Y aún el poeta de la América Latina con su genio, al acercarse al corazón del drama:
«Infeliz comandante: tu pobre América, tu india virgen y bella de sangre caliente, la perla de tus sueños es una mujer histérica, convulsa, nerviosa y de frente pálida... La cruz que habéis portado parece disminuida... Cristo, y por el camino débil y enfermo, Barrabás, tiene esclavos y divide y la tierra de Chibcha, Cuzco y Palenque han visto las panteras engalanadas. Dolores, aspavientos, guerra, fiebres constantes sobre nuestro sentimiento ha puesto la triste suerte. Cristóbal Colón, pobre comandante, ruega a Dios por el mundo que has descubierto» (Rubén Darío).
La Iglesia en América Latina en Medellín ha tenido experiencia del pentecostés del Vaticano II cuando ha comprendido la urgencia de una liberación integral del pueblo-continente católico en su confrontación con las dos ideologías idólatras del humanismo ateo, cuando ha descubierto su vocación histórica.
En Puebla se juntaron para hacer florecer la simiente de Medellín, indicándose el camino de la unidad entre la Fe y la Vida, de la unidad de conciencia colectiva como fuerza inspiradora, ethos tanto de la vida eclesial, como de sus repercusiones sociales. Es este el proyecto histórico de Puebla: construir la «civilización del Amor», proclamada por América Latina cuando anunciaba:
«Es tu momento, América Latina, un nuevo día ilumina tu historia. Tuyo es un inmenso continente, el mundo entero atiende a tu testimonio de energía, de renovación social, de concordia y de paz, el testimonio más nuevo de civilización cristiana» (Pablo VI).
Clodovis Boff y Dussel tienen todos los hábitos talares y han lanzado la acusación de «tercermundismo». El Ora Concilium habla del «tercerista», y esta palabra, como tantas otras, se convierte en tabú.
En todo esto tienen razón en una cosa: en el hecho de que no existe «tercerismo» posible.
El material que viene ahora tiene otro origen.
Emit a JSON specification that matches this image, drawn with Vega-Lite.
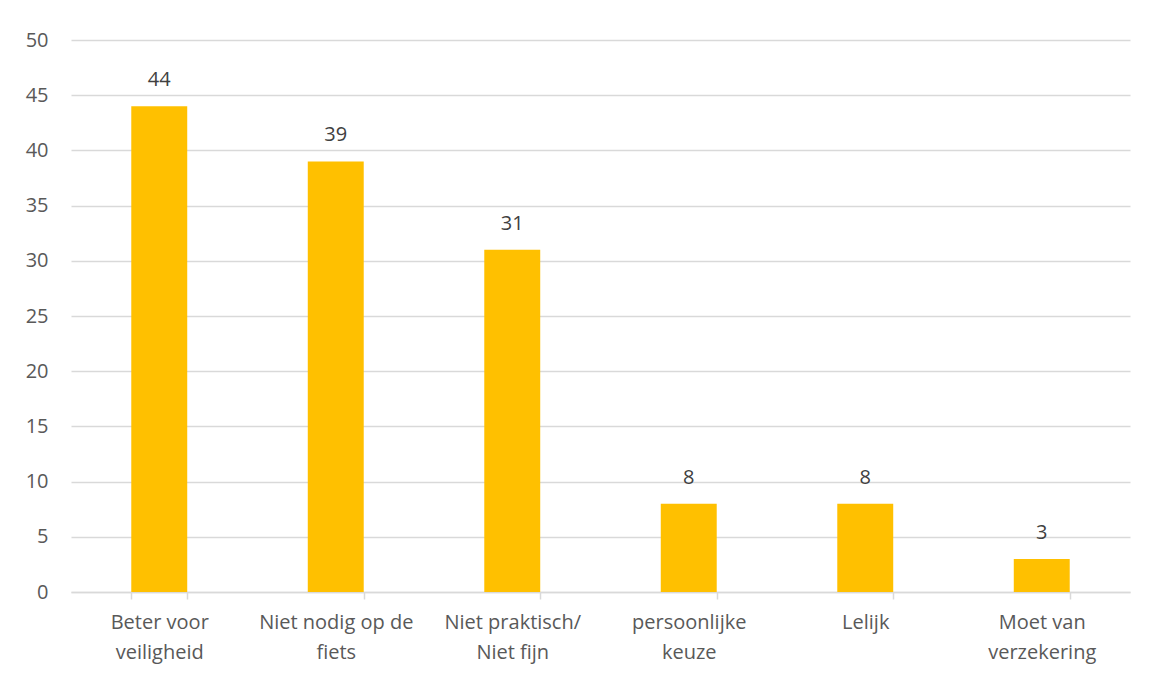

El pueblo latinoamericano o reconcilia la Fe con la Vida, que es lo que Puebla indica inequívocamente, o deserta en la fe para elaborar una ideología religiosa-política compatible con la potencia del tiempo, antecámara de una apostasía completa, que es lo que propone y quiere el humanismo ateo capitalista-marxista. No hay posible vía intermedia.
Pero, en lo profundo, el Pueblo de Dios, en América Latina rechaza cualquier alianza con los fuertes de este mundo. No acepta la proposición de la Iglesia Popular de formar una nueva cristiandad, fruto de la alianza con el poder marxista-castrista-soviético, el mismo que alza amenzador su brazo contra los trabajadores polacos y les niega el derecho de recuperar el fruto de su trabajo hoy destinado, en su mayor parte, a alimentar la carrera armamentística.
El continente latinoamericano demográfica, cultural y sociológicamente joven puede repetir, sobre todo en los momentos de mayor dificultad: «aún amamos la vida: aún tenemos esperanza, frente a todo y contra todo ... » porque, como hace notar Charles Moeller, «la esperanza se oculta en el tiempo en que vivimos ... Y sólo la esperanza puede nacer por encima de la desesperación ... » porque es una virtud teologal, que se alimenta, no del poder del hombre, sino del de Dios.
( 1) En Puebla se celebró la III Conferencia del Episcopado Latinoamericano, CELAM (1979) en donde la opción preferencial por el pobre fue encuadrada en el contexto de la nueva evangelización.